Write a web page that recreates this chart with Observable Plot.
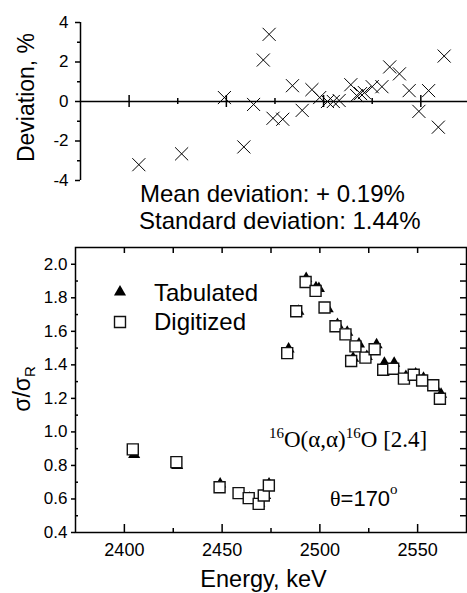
<!DOCTYPE html>
<html><head><meta charset="utf-8">
<script src="https://cdn.jsdelivr.net/npm/d3@7"></script>
<script src="https://cdn.jsdelivr.net/npm/@observablehq/plot@0.6"></script>
<style>
html,body{margin:0;padding:0;background:#fff;}
#wrap{position:relative;width:467px;height:593px;overflow:hidden;font-family:"Liberation Sans",Arial,sans-serif;}
#wrap svg{position:absolute;left:0;}
</style></head><body><div id="wrap"></div>
<script>
// ---- data ----
const devEnergy  = [2405, 2427, 2449, 2459, 2464, 2469, 2472, 2474, 2479, 2484, 2489, 2494, 2498, 2502, 2505, 2508, 2514, 2517, 2519, 2521, 2525, 2530, 2534, 2539, 2544, 2549, 2554, 2559, 2562];
const devPercent = [-3.2, -2.65, 0.2, -2.3, -0.15, 2.1, 3.4, -0.85, -0.9, 0.8, -0.45, 0.6, 0.2, 0.0, 0.0, 0.05, 0.85, 0.3, 0.4, 0.45, 0.75, 0.75, 1.75, 1.4, 0.55, -0.5, 0.55, -1.3, 2.3];

const digEnergy = [2404.3, 2426.6, 2448.7, 2458.4, 2463.6, 2468.7, 2471.3, 2473.9, 2483.3, 2487.9, 2492.7, 2497.8, 2502.4, 2508, 2513.1, 2516, 2518.2, 2523.3, 2528, 2532.4, 2537.5, 2543, 2548, 2552.3, 2558, 2561.4];
const digSigma  = [0.896, 0.82, 0.67, 0.635, 0.605, 0.571, 0.621, 0.68, 1.47, 1.72, 1.894, 1.841, 1.742, 1.63, 1.582, 1.423, 1.51, 1.443, 1.493, 1.371, 1.377, 1.318, 1.341, 1.307, 1.278, 1.198];

const tabEnergy = [2405, 2427, 2449, 2459, 2464, 2469, 2472, 2474, 2484, 2489, 2493, 2498, 2499.5, 2504, 2509, 2514, 2517, 2520, 2524, 2529, 2533, 2538, 2544, 2549, 2553, 2559, 2562];
const tabSigma  = [0.866, 0.80, 0.69, 0.62, 0.605, 0.575, 0.62, 0.69, 1.495, 1.72, 1.915, 1.86, 1.855, 1.735, 1.64, 1.595, 1.44, 1.525, 1.45, 1.52, 1.41, 1.41, 1.33, 1.345, 1.32, 1.265, 1.225];

const xDomain = [2375, 2575];
const xMajorTicks = [2400, 2450, 2500, 2550];
const xMinorTicks = [2425, 2475, 2525];
const xTopTicks = [2400, 2425, 2450, 2475, 2500, 2525, 2550];
const devDomain = [-4, 4];
const devMajorTicks = [-4, -2, 0, 2, 4];
const devMinorTicks = [-3, -1, 1, 3];
const sigmaDomain = [0.4, 2.1];
const sigmaMajorTicks = [0.4, 0.6, 0.8, 1.0, 1.2, 1.4, 1.6, 1.8, 2.0];
const sigmaMinorTicks = [0.5, 0.7, 0.9, 1.1, 1.3, 1.5, 1.7, 1.9];
const sigmaRightTicks = [0.5, 0.6, 0.7, 0.8, 0.9, 1.0, 1.1, 1.2, 1.3, 1.4, 1.5, 1.6, 1.7, 1.8, 1.9, 2.0];

const dev = devEnergy.map((e, i) => ({e, d: devPercent[i]}));
const dig = digEnergy.map((e, i) => ({e, s: digSigma[i]}));
const tab = tabEnergy.map((e, i) => ({e, s: tabSigma[i]}));

const font = "'Liberation Sans', Arial, sans-serif";
const wrap = document.getElementById("wrap");

// ---- top panel: deviation ----
const topPlot = Plot.plot({
  width: 467, height: 200,
  marginLeft: 80, marginRight: 0, marginTop: 22, marginBottom: 20,
  style: {fontFamily: font, fontSize: "17px", color: "#000", background: "transparent", overflow: "visible"},
  x: {domain: [xDomain[0], 2574], axis: null, label: null},
  y: {domain: devDomain, label: null},
  marks: [
    Plot.ruleX([xDomain[0]], {stroke: "#000", strokeWidth: 1.5}),
    Plot.ruleY([0], {stroke: "#000", strokeWidth: 1.5}),
    Plot.ruleX(xMajorTicks, {y1: 0, y2: 0, insetTop: -6, insetBottom: -6, stroke: "#000", strokeWidth: 1.5}),
    Plot.ruleX(xMinorTicks, {y1: 0, y2: 0, insetTop: -3, insetBottom: -3, stroke: "#000", strokeWidth: 1.5}),
    Plot.axisY(devMajorTicks, {anchor: "left", tickSize: 5, tickPadding: 7, strokeWidth: 1.5, tickFormat: d => String(d), label: null, fontSize: 17}),
    Plot.axisY(devMinorTicks, {anchor: "left", tickSize: 3, strokeWidth: 1.5, tickFormat: () => "", label: null}),
    Plot.dot(dev, {x: "e", y: "d", symbol: "times", r: 6, stroke: "#000", strokeWidth: 1})
  ]
});
topPlot.style.top = "0px";
wrap.appendChild(topPlot);

// ---- bottom panel: cross sections ----
const botPlot = Plot.plot({
  width: 467, height: 353,
  marginLeft: 75, marginRight: 1, marginTop: 7, marginBottom: 61,
  style: {fontFamily: font, fontSize: "17px", color: "#000", background: "transparent", overflow: "visible"},
  x: {domain: xDomain, label: null},
  y: {domain: sigmaDomain, label: null},
  marks: [
    Plot.axisX(xMajorTicks, {anchor: "bottom", tickSize: 0, tickPadding: 11, tickFormat: d => String(d), label: null, fontSize: 18}),
    Plot.axisX(xMajorTicks, {anchor: "bottom", tickSize: -8, strokeWidth: 1.5, tickFormat: () => "", label: null}),
    Plot.axisX(xMinorTicks, {anchor: "bottom", tickSize: -4, strokeWidth: 1.5, tickFormat: () => "", label: null}),
    Plot.axisX(xTopTicks, {anchor: "top", tickSize: -5, strokeWidth: 1.5, tickFormat: () => "", label: null}),
    Plot.axisY(sigmaMajorTicks, {anchor: "left", tickSize: 4, tickPadding: 4, strokeWidth: 1.5, tickFormat: d3.format(".1f"), label: null, fontSize: 17}),
    Plot.axisY(sigmaMinorTicks, {anchor: "left", tickSize: -3, strokeWidth: 1.5, tickFormat: () => "", label: null}),
    Plot.axisY(sigmaRightTicks, {anchor: "right", tickSize: -7, strokeWidth: 1.5, tickFormat: () => "", label: null}),
    Plot.frame({stroke: "#000", strokeWidth: 1.5}),
    Plot.dot(tab, {x: "e", y: "s", symbol: "triangle", r: 4.5, fill: "#000"}),
    Plot.dot(dig, {x: "e", y: "s", symbol: "square", r: 6.2, fill: "#fff", stroke: "#111", strokeWidth: 1.4})
  ]
});
botPlot.style.top = "240px";
wrap.appendChild(botPlot);

// ---- overlay texts, legend ----
const ov = d3.select(wrap).append("svg")
  .attr("width", 467).attr("height", 593)
  .style("top", "0px").style("pointer-events", "none")
  .style("font-family", font);

ov.append("text").attr("transform", "translate(34,97.5) rotate(-90)")
  .attr("text-anchor", "middle").attr("font-size", 23).text("Deviation, %");

ov.append("text").attr("x", 140).attr("y", 202).attr("font-size", 24).text("Mean deviation: + 0.19%");
ov.append("text").attr("x", 139).attr("y", 229).attr("font-size", 24).text("Standard deviation: 1.44%");

// y label of bottom panel
const yl = ov.append("text").attr("transform", "translate(30,389) rotate(-90)")
  .attr("text-anchor", "middle").attr("font-size", 23);
yl.append("tspan").text("σ/σ");
yl.append("tspan").attr("font-size", 15).attr("dy", 5).text("R");

// legend
ov.append("path").attr("d", d3.symbol(d3.symbolTriangle, 4.5 * 4.5 * Math.PI)()).attr("transform", "translate(120,292)").attr("fill", "#000");
ov.append("path").attr("d", d3.symbol(d3.symbolSquare, 6.2 * 6.2 * Math.PI)()).attr("transform", "translate(120,322)")
  .attr("fill", "#fff").attr("stroke", "#111").attr("stroke-width", 1.4);
ov.append("text").attr("x", 154).attr("y", 301).attr("font-size", 24).text("Tabulated");
ov.append("text").attr("x", 154).attr("y", 330).attr("font-size", 24).text("Digitized");

// reaction label
const rl = ov.append("text").attr("x", 269).attr("y", 447).attr("font-size", 23)
  .attr("font-family", "'Liberation Serif', 'Times New Roman', serif");
rl.append("tspan").attr("font-size", 15).attr("dy", -9).text("16");
rl.append("tspan").attr("dy", 9).text("O(α,α)");
rl.append("tspan").attr("font-size", 15).attr("dy", -9).text("16");
rl.append("tspan").attr("dy", 9).text("O [2.4]");

// angle label
const al = ov.append("text").attr("x", 330).attr("y", 506).attr("font-size", 22);
al.append("tspan").attr("font-family", "'Liberation Serif', serif").text("θ");
al.append("tspan").text("=170");
al.append("tspan").attr("font-family", "'Liberation Serif', serif").attr("font-size", 15).attr("dy", -12).text("o");

ov.append("text").attr("x", 263.5).attr("y", 587).attr("text-anchor", "middle").attr("font-size", 23.5).text("Energy, keV");
</script></body></html>
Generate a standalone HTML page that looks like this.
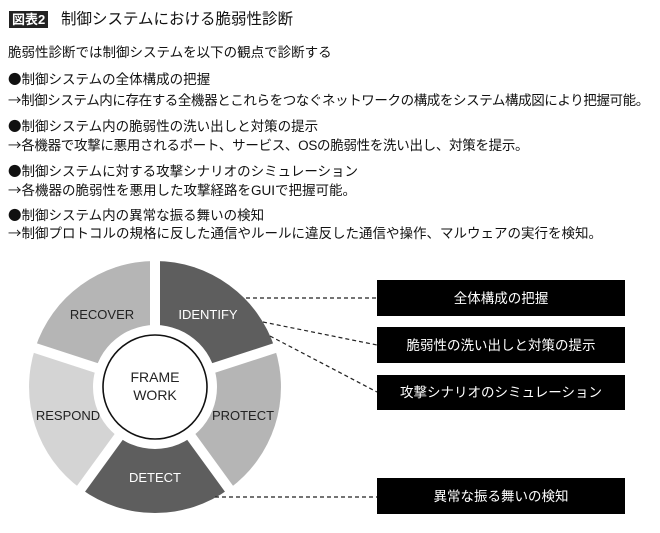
<!DOCTYPE html>
<html><head><meta charset="utf-8"><style>
html,body{margin:0;padding:0;background:#fff}
body{width:660px;height:533px;position:relative;overflow:hidden;font-family:"Liberation Sans","Noto Sans CJK JP",sans-serif;color:#111}
.t{position:absolute;left:8px;font-size:13.5px;white-space:nowrap;line-height:16px}
.j{font-family:"Noto Sans CJK JP",sans-serif}
</style></head><body>
<div style="position:absolute;left:9px;top:11px;background:#222;color:#fff;font-size:13px;line-height:17px;padding:0 3px;font-weight:bold">図表2</div>
<div style="position:absolute;left:61px;top:10px;font-size:15.5px;white-space:nowrap;line-height:19px">制御システムにおける脆弱性診断</div>
<div class="t" style="top:45px">脆弱性診断では制御システムを以下の観点で診断する</div>
<div class="t" style="top:70px"><span class="j">●</span>制御システムの全体構成の把握</div>
<div class="t" style="top:91px;letter-spacing:-0.4px"><span class="j">→</span>制御システム内に存在する全機器とこれらをつなぐネットワークの構成をシステム構成図により把握可能。</div>
<div class="t" style="top:117px"><span class="j">●</span>制御システム内の脆弱性の洗い出しと対策の提示</div>
<div class="t" style="top:136px;letter-spacing:-0.3px"><span class="j">→</span>各機器で攻撃に悪用されるポート、サービス、OSの脆弱性を洗い出し、対策を提示。</div>
<div class="t" style="top:162px"><span class="j">●</span>制御システムに対する攻撃シナリオのシミュレーション</div>
<div class="t" style="top:181px"><span class="j">→</span>各機器の脆弱性を悪用した攻撃経路をGUIで把握可能。</div>
<div class="t" style="top:206px"><span class="j">●</span>制御システム内の異常な振る舞いの検知</div>
<div class="t" style="top:224px"><span class="j">→</span>制御プロトコルの規格に反した通信やルールに違反した通信や操作、マルウェアの実行を検知。</div>
<svg width="660" height="533" style="position:absolute;left:0;top:0" font-family="Liberation Sans, sans-serif">
<g transform="translate(155,387)">
<path d="M0,0 L0,-126 A126,126 0 0 1 119.8,-38.9 Z" fill="#5e5e5e"/>
<path d="M0,0 L119.8,-38.9 A126,126 0 0 1 74.1,101.9 Z" fill="#b5b5b5"/>
<path d="M0,0 L74.1,101.9 A126,126 0 0 1 -74.1,101.9 Z" fill="#5e5e5e"/>
<path d="M0,0 L-74.1,101.9 A126,126 0 0 1 -119.8,-38.9 Z" fill="#d4d4d4"/>
<path d="M0,0 L-119.8,-38.9 A126,126 0 0 1 0,-126 Z" fill="#b5b5b5"/>
<g stroke="#fff" stroke-width="10">
<line x1="0" y1="0" x2="0" y2="-135"/>
<line x1="0" y1="0" x2="128.4" y2="-41.7"/>
<line x1="0" y1="0" x2="79.4" y2="109.2"/>
<line x1="0" y1="0" x2="-79.4" y2="109.2"/>
<line x1="0" y1="0" x2="-128.4" y2="-41.7"/>
</g>
<circle r="62" fill="#fff"/>
<circle r="52" fill="#fff" stroke="#111" stroke-width="1.6"/>
<text x="0" y="-5" text-anchor="middle" font-size="14" fill="#222">FRAME</text>
<text x="0" y="13" text-anchor="middle" font-size="14" fill="#222">WORK</text>
</g>
<g font-size="13" text-anchor="middle">
<text x="102" y="319" fill="#222">RECOVER</text>
<text x="208" y="319" fill="#fff">IDENTIFY</text>
<text x="243" y="420" fill="#222">PROTECT</text>
<text x="68" y="420" fill="#222">RESPOND</text>
<text x="155" y="482" fill="#fff">DETECT</text>
</g>
<g stroke="#222" stroke-width="1.2" stroke-dasharray="4,3" fill="none">
<line x1="246" y1="298" x2="377" y2="298"/>
<line x1="263" y1="322" x2="377" y2="345"/>
<line x1="270" y1="336" x2="377" y2="392"/>
<line x1="215" y1="497" x2="377" y2="497"/>
</g>
<g fill="#000">
<rect x="377" y="280" width="248" height="36"/>
<rect x="377" y="327" width="248" height="36"/>
<rect x="377" y="375" width="248" height="35"/>
<rect x="377" y="478" width="248" height="36"/>
</g>
<g fill="#fff" font-size="13.5" text-anchor="middle" font-family="Liberation Sans, Noto Sans CJK JP, sans-serif">
<text x="501" y="303">全体構成の把握</text>
<text x="501" y="350">脆弱性の洗い出しと対策の提示</text>
<text x="501" y="397">攻撃シナリオのシミュレーション</text>
<text x="501" y="501">異常な振る舞いの検知</text>
</g>
</svg>
</body></html>
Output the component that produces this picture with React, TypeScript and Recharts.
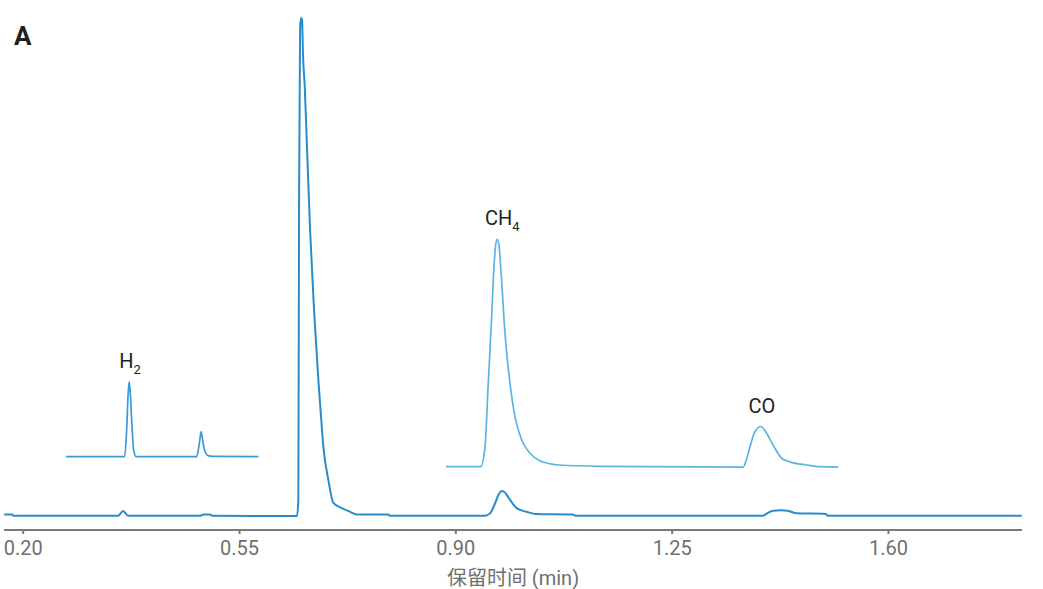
○ ○ ○ ○ ○
> **Goal**:
Determine how many lines of this listing contain "with", and give only the number.

> **Answer to this exercise**:
2